Why embracing equity finance is key to the success of Britain’s Mittelstand
The column inches dedicated to the FTSE 100 recently reaching all-time highs are a disappointing reminder of the imbalance between the perception and reality of the UK economy. Indeed, a recent report confirmed what we at ECI have known for some time: the real engine of growth in the UK is the middle market.
According to BDO research, this sector (representing businesses with a typical turnover of between £10m and £300m) generates revenues of almost £1.4 trillion a year; employs 9.3m people across the UK; and has boasted growth of 33 per cent over the last five years. On all three metrics, our mid-market beat Germany’s fabled Mittelstand. It’s a story that we at ECI are familiar with, as sales and headcount across our portfolio of mid-market companies posted double-digit growth in 2014.

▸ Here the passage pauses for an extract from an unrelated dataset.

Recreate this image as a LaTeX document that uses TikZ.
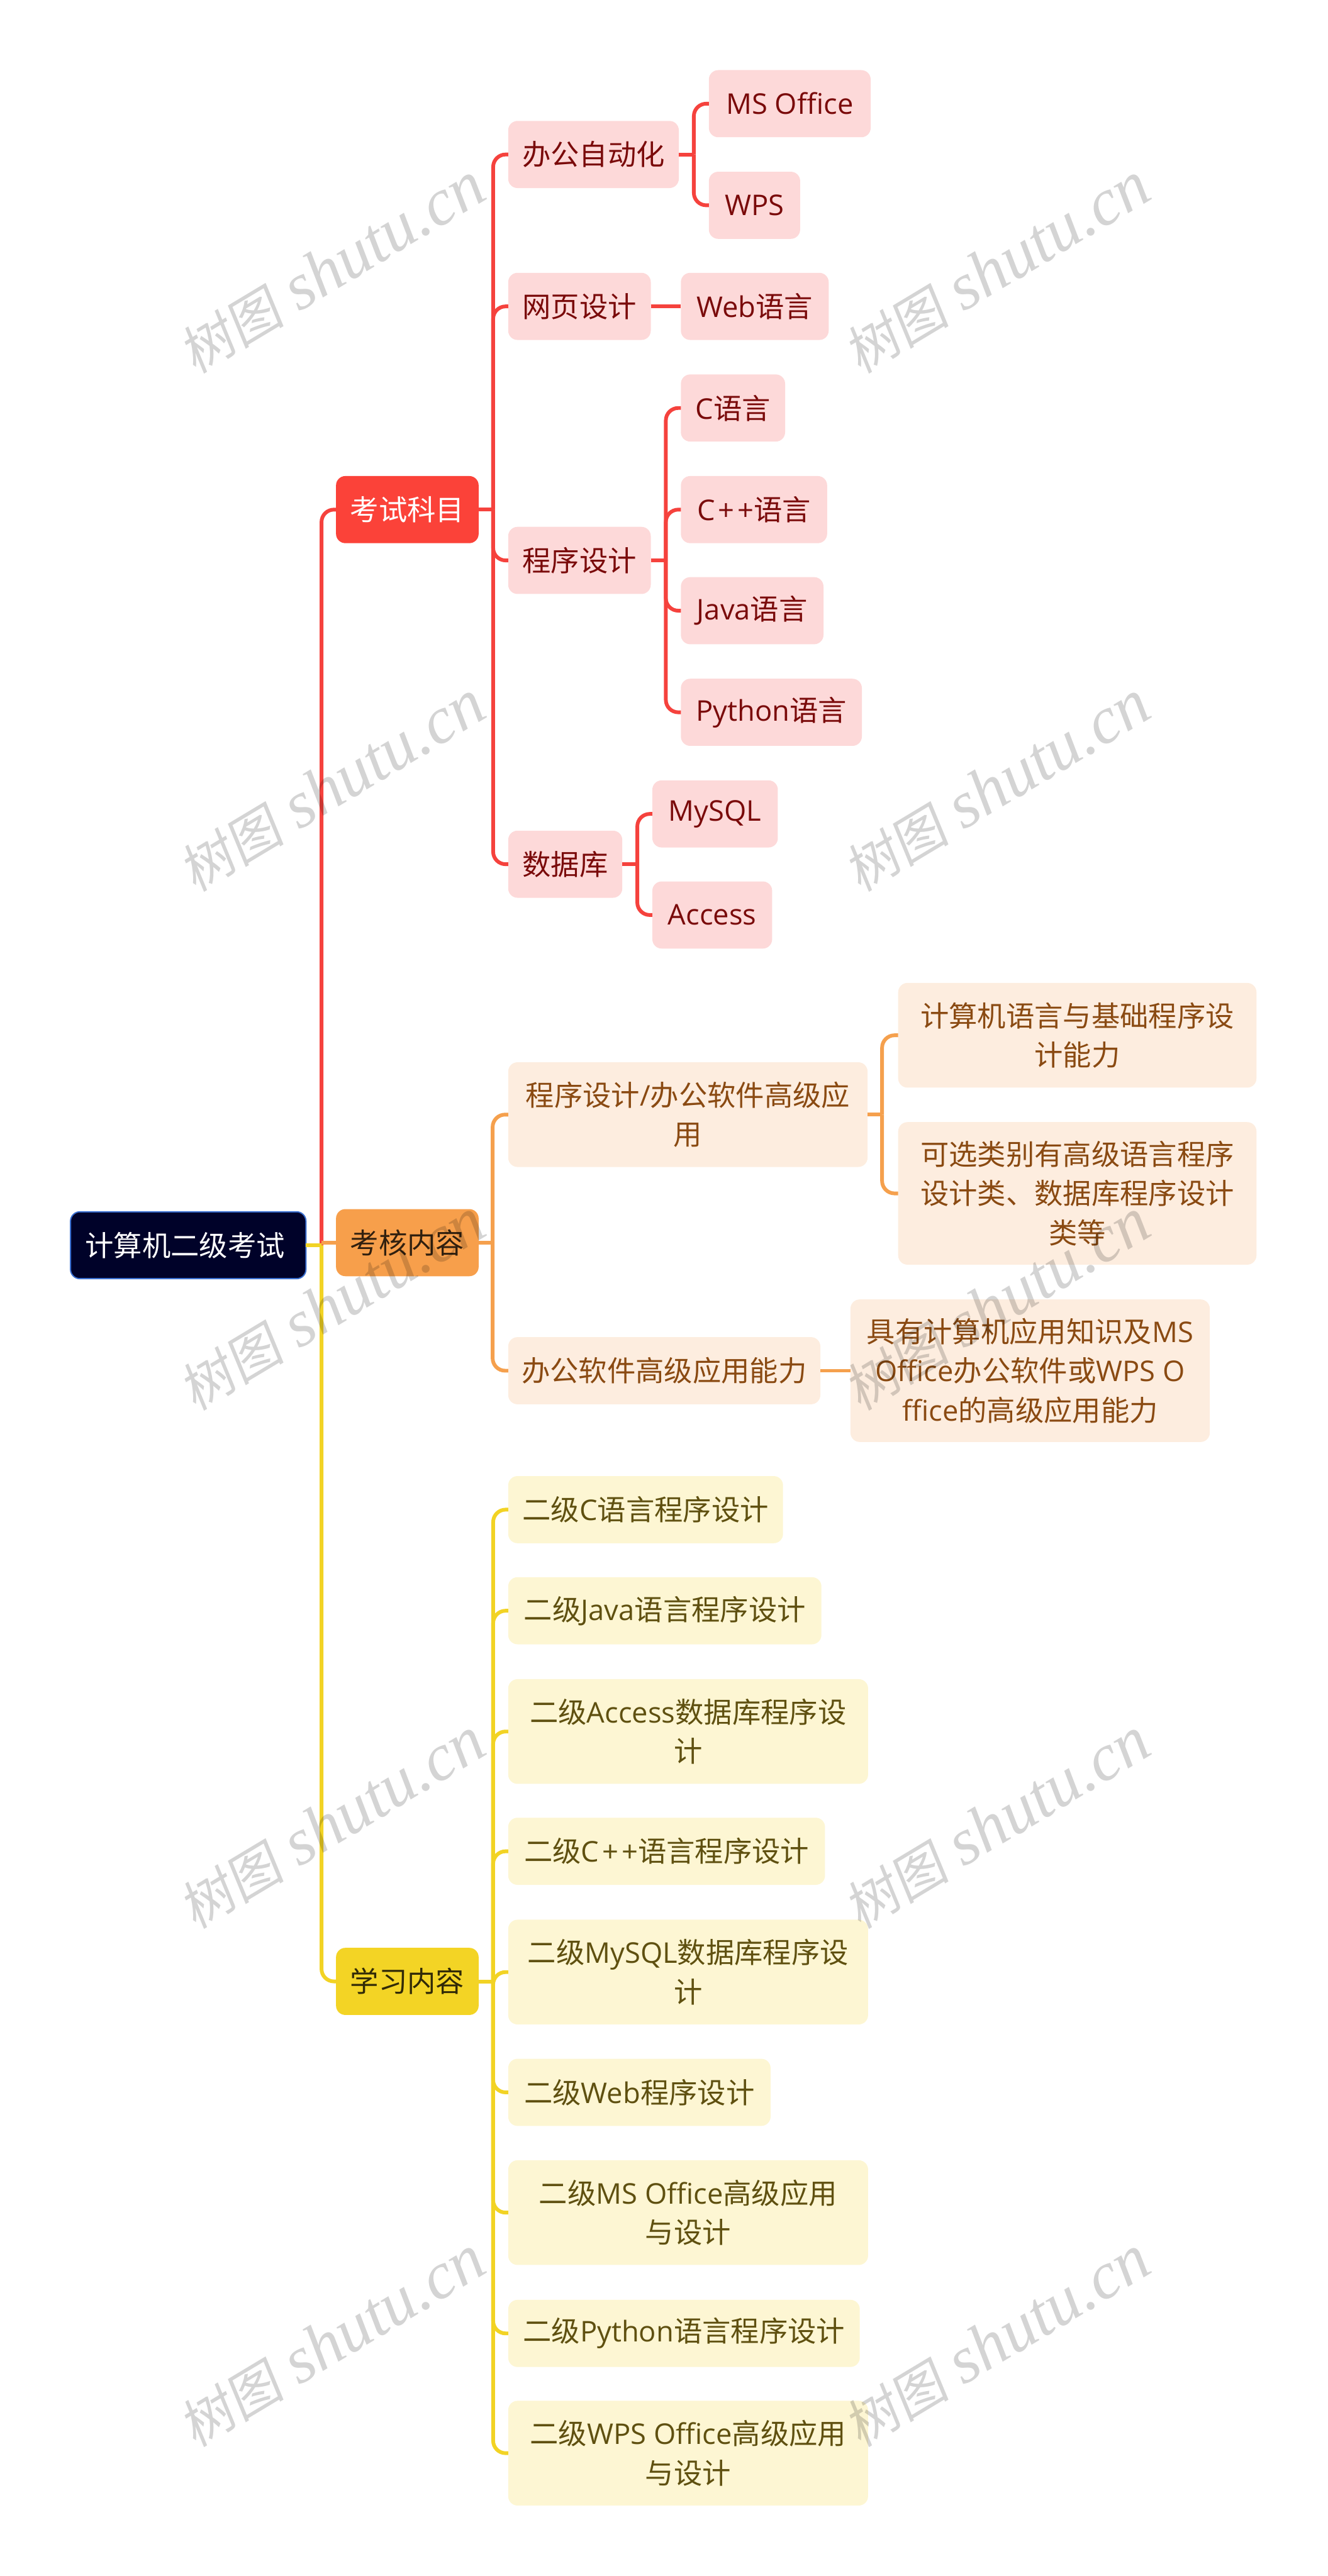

The same BDO report also argued for more government support for mid-sized companies, in the form of simpler and fairer taxes, something no business owner would disagree with. Yet while we understand the clamour for more help (and that the current political environment encourages promises like the government’s £1bn “Help to Grow” scheme), what this sector really wants is a period of stable policy-making.
What we don’t need is any further tinkering with the Enterprise Investment Scheme, the Seed Enterprise Investment Scheme, Entrepreneurs’ Relief, interest deductibility – basically all the various programmes put in place by successive governments to encourage equity investment in SMEs, and to support high growth businesses and their founders. Changing well-established policies – or even suggesting that they may be changed, as some politicians have done – creates uncertainty and dissuades investment.
The biggest issue we see is that too few business owners will consider taking equity finance: indeed, a 2013 report by the CBI showed that just 3 per cent of UK SMEs tapped this source of funding. I am convinced that, if we can increase this number, we will grow Britain’s mid-market sector, and in doing so create even more jobs and wealth for the country.
However, we must start by asking ourselves why it is that so few companies consider taking equity investment. After all, it is a much more supportive, added value, long-term and stable method of finance than debt. I believe many entrepreneurs are fearful that giving up equity means giving up control. We need to do better to eliminate this common misconception.
Equity investment from sophisticated angel investors, venture capitalists or mid-market private equity firms is much more than just providing cash. It is about creating a partnership. Private equity investors provide management expertise, networks, and industry experience: advice on how to grow internationally, whether to pursue an organic growth strategy or opt for a bolt-on acquisition. Most importantly, equity finance doesn’t have to mean losing control.
Minority investments are an excellent way for founders to realise some of their company’s value, while still remaining at the helm. ECI has successfully adopted this strategy many times over our four decades of investing. A good recent example is Clarke Energy, where we are working with founder Jim Clarke to grow sales of his combined heat and power turbines around the world, and are helping with acquisitions in Australia, Bangladesh and South Africa.
The bottom line is that, after the worst financial crisis and recession since the Second World War, we all have a stake in anchoring the economic recovery on solid foundations. That means helping to expand Britain’s growing army of mid-sized companies across all sectors, including manufacturing, retail, healthcare, technology and business services. It also means encouraging an “equity culture” to help nurture that growth.